Today featured the joy of going to the dentist for a filling. Never an event to look forward to, it is made far far worse for me by the fact that I have a sexy dentist.

I mean, if there's someone sexy working in your local record shop you can talk about the music they've put on the stereo. A sexy person at the desk in the cinema obviously likes film; again something interesting, a clue to their taste, an opening of conversation. You can pop in every few days, showing that you share the great passion that employs them.

But with a dentist there is only one possible reason to go more frequently than every six months; you have crap teeth. And if the object of your desire is going to have one pernickety stipulation about any prospective lover then, being a dentist, it's surely going to be that they have nice teeth.

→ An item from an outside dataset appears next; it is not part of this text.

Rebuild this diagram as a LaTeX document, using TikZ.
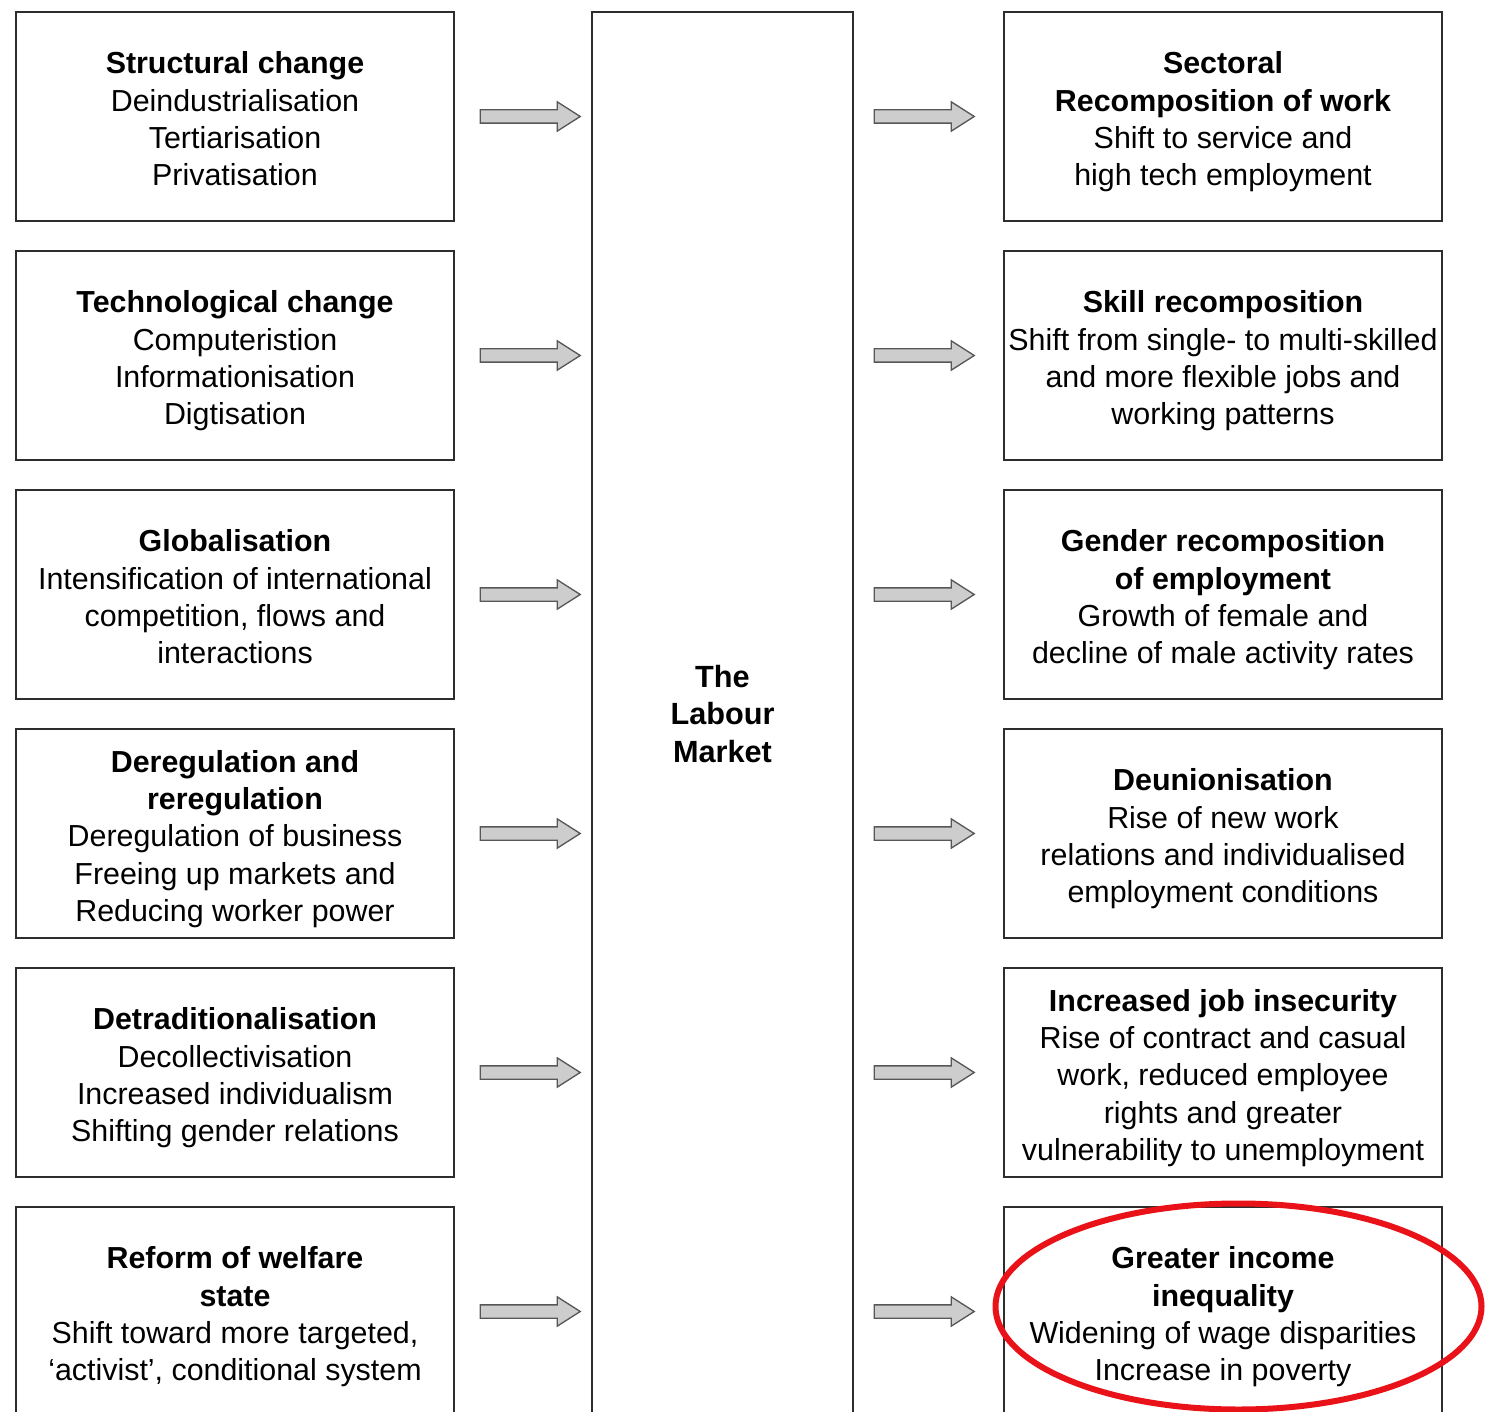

Even if it weren't a big deal for them, how would you get into any kind of real exchange? You get a maximum of two short sentences of talk before you have to lie there with your mouth open making gurgling noises. And even those two sentences are inhibited by the chaperone presence of the dentist's assistant, in front of whom the dentist will want to look very professional and not at all flirty.

Despite all of this my dentist managed to make me feel right in my judgement.

'How are you?' she asked when I walked in.

'Great, survived Christmas. Yourself?' I replied.

'Yeah, I'm cool'.

Cool. A dentist who describes her general state as cool. A dentist who wears trainers to work.

Be still my beating heart.

1 comment:

Anonymous said...

As you well know i had my teeth done by the same person I was royaly shagging, at the time. It's all the wrong way round , of course. She became my girlfriend marginally before she became my dentist, but I don't care. I shagged my dentist and you didn't. Ner Ner!!

If it makes it any better for you (and I've probably told you this before), she was a fairly lousy shag.